Thru some creative storytelling we find out that after killing Dracula the Harker family moved to America. The only thing that they brought with them was the skull of the master vampire, which if it absorbs blood can wake up a sleeping vampire. This is important later. The current generation of Harkers consist of two goofball brothers, Ned and Charlie, as well as their incredibly hot sister Paige. Sadly, they are the town joke and are about to lose their house to the local historical society. If that isn’t enough there is an accident with a serial killer dying that makes it look to the world like there is a vampire running about. Shop-Vacs can do that I guess…
Here is where things get interesting. The brothers figure out that they can maybe make enough cash to save their house by monetizing the town’s sudden interest in vampires. When a neighbor lady, who is crazy, drops dead while holding them at gunpoint her husband wants to help them continue the plan by making it look like she was killed by a vampire as well! So, they hatch a plan where they can do battle with a “vampire” (really an actor hired by the brothers) in front of a paying audience. Of course, when the first person died in their house it woke up a real vampire that tracks them down and attacks instead. As the title of the movie says good times are had by all… or at least those that survive!
This is an independent movie that knows exactly what it is doing. The story is tight with the movie clocking in at a brisk eighty minutes. We get some character development to establish who everyone is and how they will fit into the story. But it wastes no time before getting to the good stuff. Things kick off with the accidental death of the serial murderer that is killed and then drained by the shop-vac and ends up with the inside of the house liberally sprayed in the blood after the vampire attack. In between there is always something funny happening.
|There is no shortage of blood in this one!|
The big bad vampire that is called when the blood touches the vampire skull looks suitably scary enough and has some sort of rigging on his legs to make him appear huge. The actor portraying the creature does a wonderful job in how he moves and interacts with the cast. The other vampires that are created when he attacks are your typical fanged bloodsuckers. Though in many cases they are played for laughs and done so very well. The big fight with the house full of vampires is filled with funny bits that are spot on and come at the audience rapidly. These guys know their comedy and how to make an audience chuckle.
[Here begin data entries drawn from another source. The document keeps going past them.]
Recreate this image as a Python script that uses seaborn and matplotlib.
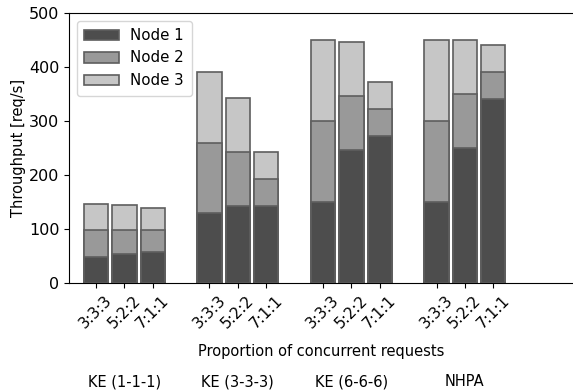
import numpy as np
import pandas as pd
import matplotlib
matplotlib.use("Agg")
import matplotlib.pyplot as plt
import seaborn as sns

# data
groups = ["KE (1-1-1)", "KE (3-3-3)", "KE (6-6-6)", "NHPA"]
ratios = ["3:3:3", "5:2:2", "7:1:1"]
node1 = [49, 54, 57, 130, 142, 142, 150, 246, 272, 150, 250, 340]
node2 = [49, 45, 41, 130, 100, 50, 150, 100, 50, 150, 100, 50]
node3 = [49, 45, 40, 130, 100, 50, 150, 100, 50, 150, 100, 50]

sns.set_style("ticks")
plt.rcParams['font.family'] = ['DejaVu Sans']
plt.rcParams.update({"text.color": "black", "axes.labelcolor": "black",
                     "xtick.color": "black", "ytick.color": "black",
                     "axes.edgecolor": "black"})

# positions: 3 bars per group, one empty slot between groups
pos = [g * 4 + i for g in range(len(groups)) for i in range(len(ratios))]
df = pd.DataFrame({"pos": pos, "Node 1": node1, "Node 2": node2, "Node 3": node3})
df["c2"] = df["Node 1"] + df["Node 2"]
df["c3"] = df["c2"] + df["Node 3"]

fig = plt.figure(figsize=(5.73, 3.92), dpi=100)
ax = fig.add_axes([69 / 573, 109 / 392, 1 - 69 / 573 + 0.002, 270 / 392])

colors = ["#4d4d4d", "#999999", "#c6c6c6"]
edge = dict(edgecolor="#5e5e5e", linewidth=1.2)
# stacked bars drawn as cumulative totals, tallest first
sns.barplot(data=df, x="pos", y="c3", native_scale=True, width=0.86,
            color=colors[2], saturation=1, label="Node 3", ax=ax, **edge)
sns.barplot(data=df, x="pos", y="c2", native_scale=True, width=0.86,
            color=colors[1], saturation=1, label="Node 2", ax=ax, **edge)
sns.barplot(data=df, x="pos", y="Node 1", native_scale=True, width=0.86,
            color=colors[0], saturation=1, label="Node 1", ax=ax, **edge)

ax.set_xlim(-0.95, 16.85)
ax.set_ylim(0, 500)
ax.set_yticks([0, 100, 200, 300, 400, 500])
ax.set_xticks(pos)
ax.set_xticklabels(ratios * len(groups), rotation=45, fontsize=11)
ax.tick_params(axis="y", labelsize=11.5)
ax.set_ylabel("Throughput [req/s]", fontsize=10.5, labelpad=2)
ax.set_xlabel("Proportion of concurrent requests", fontsize=10.5, labelpad=9)

handles, labels = ax.get_legend_handles_labels()
ax.legend(handles[::-1], labels[::-1], loc="upper left", fontsize=10.8,
          handlelength=2.3, borderpad=0.5, labelspacing=0.5)

for g, name in enumerate(groups):
    ax.text(g * 4 + 1, -0.365, name, transform=ax.get_xaxis_transform(),
            ha="center", va="center", fontsize=10.5)

fig.savefig("out.png", dpi=100)
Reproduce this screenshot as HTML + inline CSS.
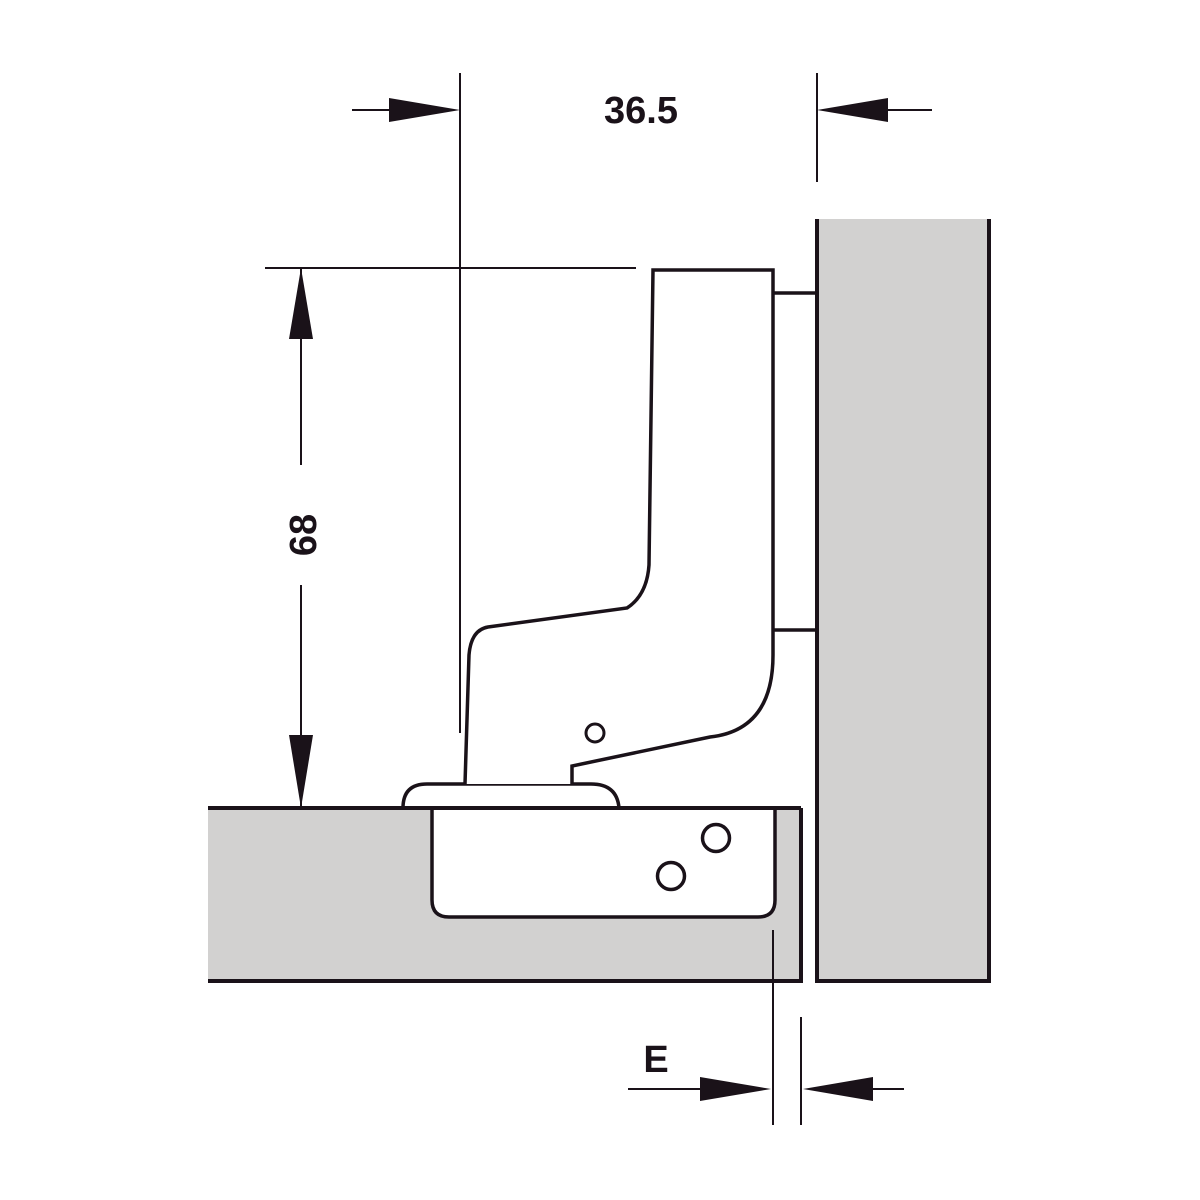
<!DOCTYPE html>
<html><head><style>html,body{margin:0;padding:0;background:#fff;}svg{display:block}</style></head>
<body>
<svg width="1200" height="1200" viewBox="0 0 1200 1200" xmlns="http://www.w3.org/2000/svg">
<rect width="1200" height="1200" fill="#fff"/>
<g stroke="#1a1219" fill="none">
<rect x="817" y="219" width="172" height="762" fill="#d2d1d0" stroke="none"/>
<path d="M817 219 V981 H989 V219" stroke-width="4"/>
<rect x="208" y="808" width="593" height="173" fill="#d2d1d0" stroke="none"/>
<path d="M801 808 V981 H208" stroke-width="4"/>
<path d="M432 808 V900 Q432 917 449 917 H758 Q775 917 775 900 V808" fill="#fff" stroke-width="3.5"/>
<circle cx="716" cy="838" r="13.5" stroke-width="3.5"/>
<circle cx="671" cy="876" r="13.5" stroke-width="3.5"/>
<path d="M403 808 Q403 784 427 784 H591 Q617 784 619 808" fill="#fff" stroke-width="3.5"/>
<path d="M208 808 H801" stroke-width="4"/>
<path d="M465 784 L469 655 Q471 630 488 627 L627 608 Q647 595 649 565 L653 270 H773 V655 Q773 730 710 737 L572 766 V784" fill="#fff" stroke-width="3.5"/>
<circle cx="595" cy="733" r="9" stroke-width="3"/>
<path d="M773 293 H817 M773 630 H817" stroke-width="3.5"/>
<g stroke-width="2">
<path d="M460 73 V733"/>
<path d="M265 268 H636"/>
<path d="M352 110 H392"/>
<path d="M817 73 V182"/>
<path d="M888 110 H932"/>
<path d="M301 268 V465 M301 585 V808"/>
<path d="M773 930 V1125 M801 1017 V1125"/>
<path d="M628 1089 H702 M871 1089 H904"/>
</g>
</g>
<g fill="#1a1219">
<polygon points="389,98 460,110 389,122"/>
<polygon points="888,98 817,110 888,122"/>
<polygon points="289,339 301,268 313,339"/>
<polygon points="289,735 301,808 313,735"/>
<polygon points="700,1077 771,1089 700,1101"/>
<polygon points="873,1077 803,1089 873,1101"/>
</g>
<g font-family="Liberation Sans, sans-serif" font-weight="bold" fill="#1a1219">
<text x="641" y="123" font-size="38" text-anchor="middle">36.5</text>
<text x="0" y="0" font-size="38" text-anchor="middle" transform="translate(316,535) rotate(-90)">68</text>
<text x="656" y="1072" font-size="38" text-anchor="middle">E</text>
</g>
</svg>
</body></html>
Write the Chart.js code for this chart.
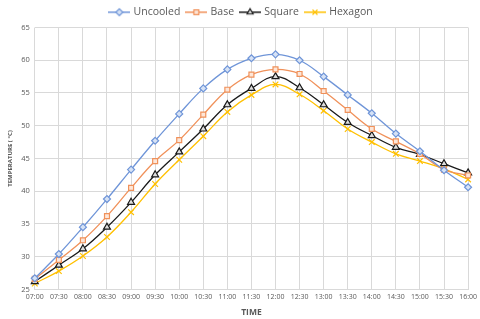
<!DOCTYPE html>
<html>
<head>
<meta charset="utf-8">
<script src="https://cdn.jsdelivr.net/npm/chart.js@4"></script>
<style>
  html, body { margin: 0; padding: 0; background: #fff; }
  #wrap { width: 480px; height: 319px; }
</style>
</head>
<body>
<div id="wrap"><canvas id="canvas-myChart"></canvas></div>
<script>
const timeLabels = ["07:00", "07:30", "08:00", "08:30", "09:00", "09:30", "10:00", "10:30", "11:00", "11:30",
  "12:00", "12:30", "13:00", "13:30", "14:00", "14:30", "15:00", "15:30", "16:00"];
const uncooled = [26.7, 30.4, 34.5, 38.8, 43.3, 47.7, 51.8, 55.7, 58.6, 60.3, 60.9, 60.0, 57.5, 54.7, 51.9, 48.8, 46.1, 43.2, 40.6];
const base = [26.6, 29.5, 32.5, 36.2, 40.5, 44.6, 47.8, 51.7, 55.5, 57.8, 58.6, 57.9, 55.3, 52.4, 49.5, 47.6, 45.7, 43.3, 42.4];
const square = [26.2, 28.7, 31.2, 34.5, 38.3, 42.5, 46.0, 49.5, 53.2, 55.7, 57.5, 55.8, 53.2, 50.5, 48.5, 46.7, 45.6, 44.2, 42.8];
const hexagon = [25.9, 27.8, 30.1, 33.0, 36.8, 41.1, 44.8, 48.4, 52.1, 54.7, 56.3, 54.8, 52.3, 49.5, 47.5, 45.7, 44.6, 43.4, 41.8];

const textColor = "#595959";
const fontFamily = "'Open Sans', 'Liberation Sans', sans-serif";

function makeSeries(label, data, color, fill, style, radius) {
  return {
    label: label,
    data: data,
    borderColor: color,
    backgroundColor: fill,
    pointBorderColor: color,
    pointBackgroundColor: fill,
    pointStyle: style,
    pointRadius: radius,
    pointBorderWidth: 1.2,
    borderWidth: 1.3,
    tension: 0.4,
  };
}

// legend icon: short line with the marker in the middle
function legendIcon(ds) {
  const c = document.createElement("canvas");
  c.width = 22;
  c.height = 10;
  const g = c.getContext("2d");
  g.strokeStyle = ds.borderColor;
  g.lineWidth = 1.5;
  g.beginPath();
  g.moveTo(0, 5);
  g.lineTo(22, 5);
  g.stroke();
  g.fillStyle = ds.pointBackgroundColor;
  g.lineWidth = 1.2;
  Chart.helpers.drawPoint(g, { pointStyle: ds.pointStyle, radius: 3.5, rotation: 0, borderWidth: 1.2 }, 11, 5);
  return c;
}

const ctx = document.getElementById("canvas-myChart").getContext("2d");

const myChart = new Chart(ctx, {
  type: "line",
  data: {
    labels: timeLabels,
    datasets: [
      makeSeries("Uncooled", uncooled, "#6F95D8", "#D6E2F5", "rectRot", 3.5),
      makeSeries("Base", base, "#F0915A", "#FDE6D8", "rect", 3.5),
      makeSeries("Square", square, "#1A1A1A", "#DDDDDD", "triangle", 4),
      makeSeries("Hexagon", hexagon, "#FFC000", "#FFC000", "crossRot", 4),
    ],
  },
  options: {
    responsive: true,
    maintainAspectRatio: false,
    animation: false,
    layout: { padding: { left: 3, right: 0, top: 0, bottom: -3 } },
    plugins: {
      legend: {
        position: "top",
        labels: {
          color: textColor,
          usePointStyle: true,
          pointStyleWidth: 18,
          boxHeight: 8,
          padding: 7,
          font: { family: fontFamily, size: 10.5 },
          generateLabels: function (chart) {
            return chart.data.datasets.map(function (ds, i) {
              return {
                text: ds.label,
                fontColor: textColor,
                pointStyle: legendIcon(ds),
                strokeStyle: ds.borderColor,
                fillStyle: ds.pointBackgroundColor,
                lineWidth: 0,
                hidden: false,
                datasetIndex: i,
              };
            });
          },
        },
      },
      tooltip: { enabled: false },
    },
    scales: {
      y: {
        min: 25,
        max: 65,
        ticks: { stepSize: 5, color: textColor, font: { family: fontFamily, size: 7.5 }, padding: 5 },
        grid: { color: "#D9D9D9", drawTicks: false },
        border: { display: false },
        title: {
          display: true,
          text: "TEMPERATURE ( °C)",
          color: textColor,
          font: { family: fontFamily, size: 6, weight: "bold" },
          padding: { bottom: 2 },
        },
      },
      x: {
        offset: false,
        ticks: { color: textColor, font: { family: fontFamily, size: 7 }, maxRotation: 0, autoSkip: false, padding: 3 },
        grid: { color: "#D9D9D9", drawTicks: false },
        border: { color: "#D9D9D9" },
        title: {
          display: true,
          text: "TIME",
          color: textColor,
          font: { family: fontFamily, size: 8.5, weight: "bold" },
          padding: { top: 4 },
        },
      },
    },
  },
});
</script>
</body>
</html>
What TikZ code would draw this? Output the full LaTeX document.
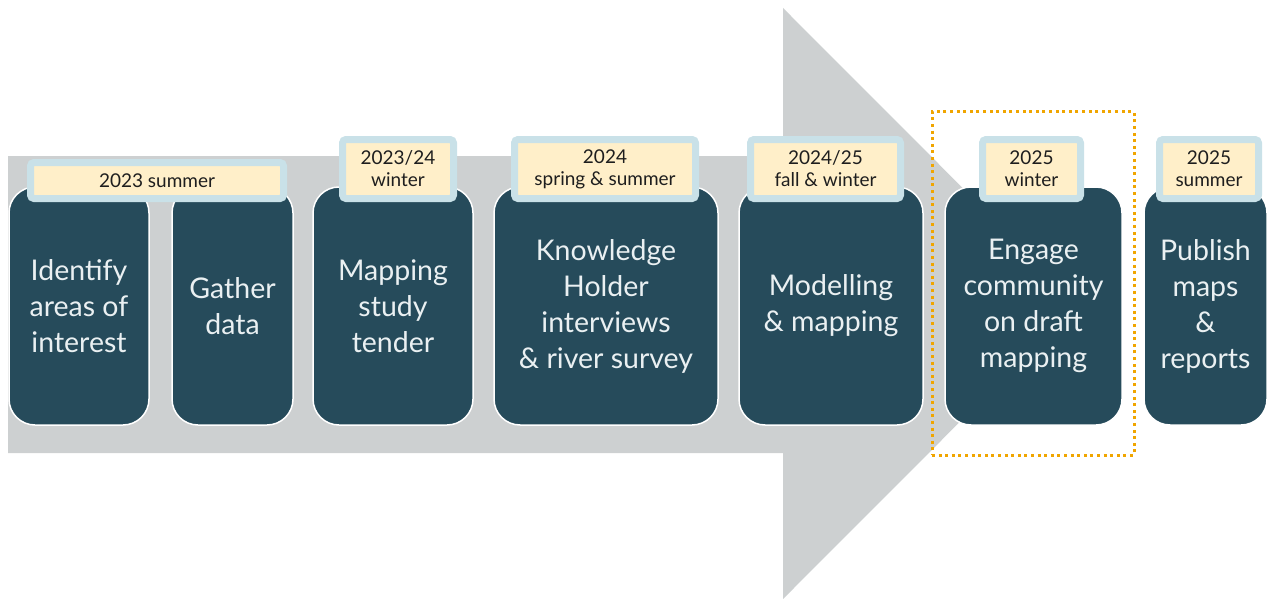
\documentclass[tikz,border=0pt]{standalone}
\usepackage{fontspec}
\setmainfont{Lato}
\definecolor{boxc}{HTML}{264B5B}
\definecolor{boxtext}{HTML}{EAF0F2}
\definecolor{labblue}{HTML}{C9E1E8}
\definecolor{labcream}{HTML}{FFEFC9}
\definecolor{labtext}{HTML}{1E1E1E}
\definecolor{arrowgray}{HTML}{CDD0D1}
\definecolor{hlorange}{HTML}{F0A500}
\begin{document}
\begin{tikzpicture}[x=1pt,y=-1pt,
  stepbox/.style={draw=white, line width=1.5pt, fill=boxc, rounded corners=26pt,
    text=boxtext, align=center, font=\fontsize{28.5}{36}\selectfont, inner sep=0pt,
    minimum height=238pt},
  datebox/.style={draw=labblue, line width=7pt, fill=labcream, rounded corners=3.5pt,
    text=labtext, align=center, font=\fontsize{19}{22}\selectfont, inner sep=0pt,
    minimum height=59pt},
  highlight/.style={draw=hlorange, line width=3pt, dash pattern=on 3pt off 3.6pt,
    inner sep=0pt, minimum width=202pt, minimum height=343pt}
]
\useasboundingbox (0,0) rectangle (1268,599);

% big gray arrow
\fill[arrowgray] (8,156) -- (783,156) -- (783,8) -- (1078,303.5) -- (783,599)
  -- (783,453) -- (8,453) -- cycle;

% step boxes
\node[stepbox, minimum width=140pt] (b1) at (79,306) {Identify\\areas of\\interest};
\node[stepbox, minimum width=121pt] (b2) at (232.5,306) {Gather\\data};
\node[stepbox, minimum width=160pt] (b3) at (393,306) {Mapping\\study\\tender};
\node[stepbox, minimum width=224pt] (b4) at (606,306) {Knowledge\\Holder\\interviews\\\& river survey};
\node[stepbox, minimum width=184pt] (b5) at (831,306) {Modelling\\\& mapping};
\node[stepbox, minimum width=177pt] (b6) at (1033.5,306) {Engage\\community\\on draft\\mapping};
\node[stepbox, minimum width=123pt] (b7) at (1205.5,306) {Publish\\maps\\\&\\reports};

% date labels
\node[datebox, minimum width=253pt, minimum height=36pt] (l1) at (157,180.5) {2023 summer};
\node[datebox, minimum width=111pt] (l2) at (398,169) {2023/24\\winter};
\node[datebox, minimum width=181pt] (l3) at (605,169) {2024\\spring \& summer};
\node[datebox, minimum width=150pt] (l4) at (825.5,169) {2024/25\\fall \& winter};
\node[datebox, minimum width=98pt] (l5) at (1031.5,169) {2025\\winter};
\node[datebox, minimum width=99pt] (l6) at (1209,169) {2025\\summer};

% highlight frame
\node[highlight] (focus) at (1033,283.5) {};
\end{tikzpicture}
\end{document}
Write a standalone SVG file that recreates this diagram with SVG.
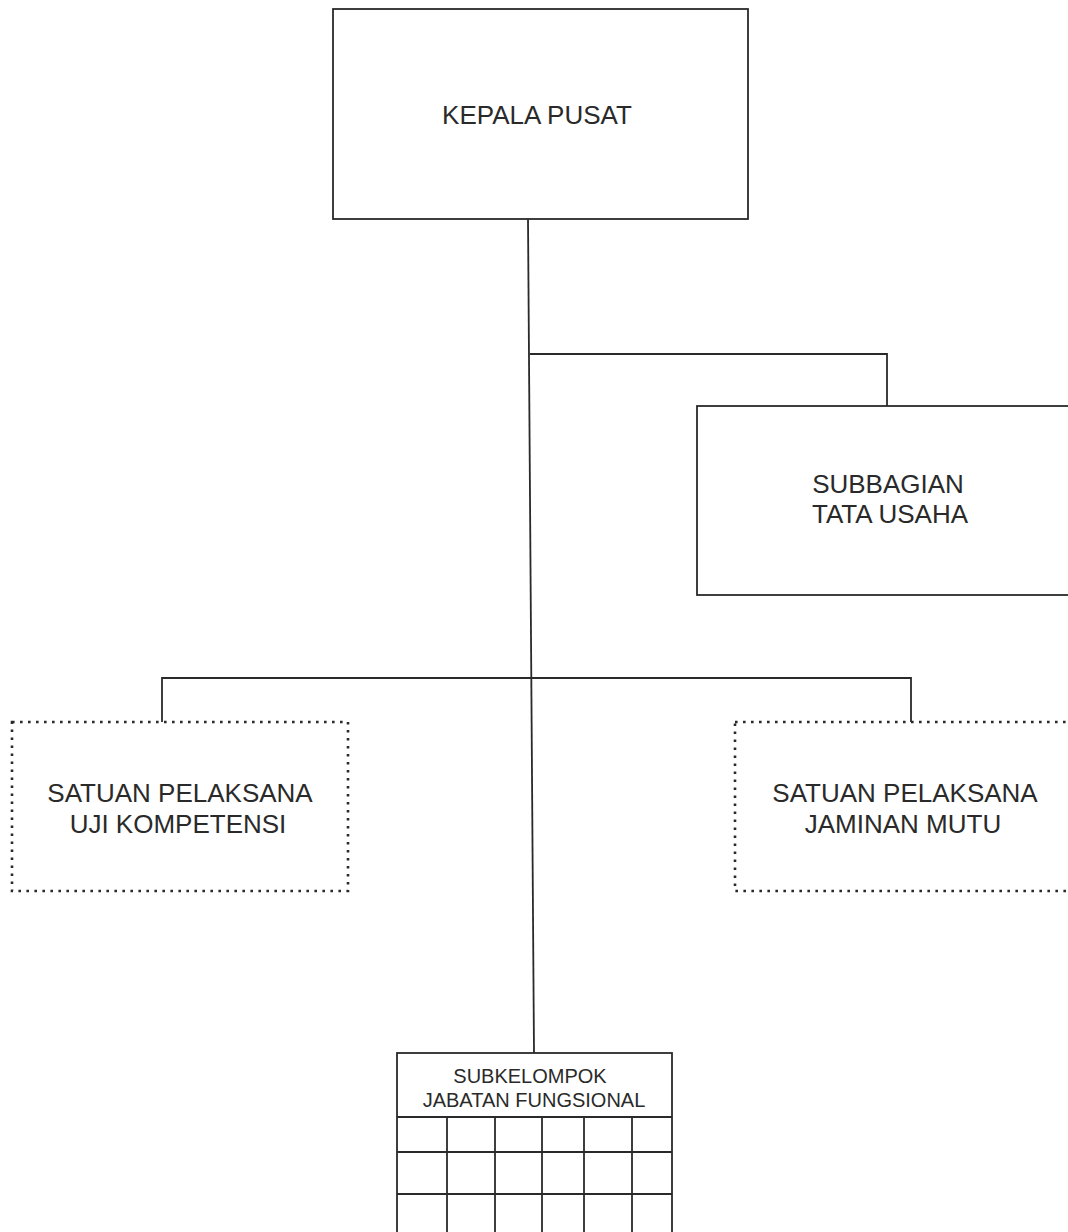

I didn’t want I Had a Bloody Good Time at House Harker to end. But I have hope that there are more stories to be told. The neighbor that had the horrible wife also has this funny backstory as a priest. He spent years doing exorcisms and getting puked on. After retiring he missed getting yelled at which is why he ended up married to a horrible woman. It is actually a very funny bit. At the end of the movie he drops the line, “Vampires are nothing compared to Werewolves…” Oh hell yes! I want to see the Harkers fight some damn Lycanthropes! Until then I recommend finding yourself a copy of I Had a Bloody Good Time at House Harker.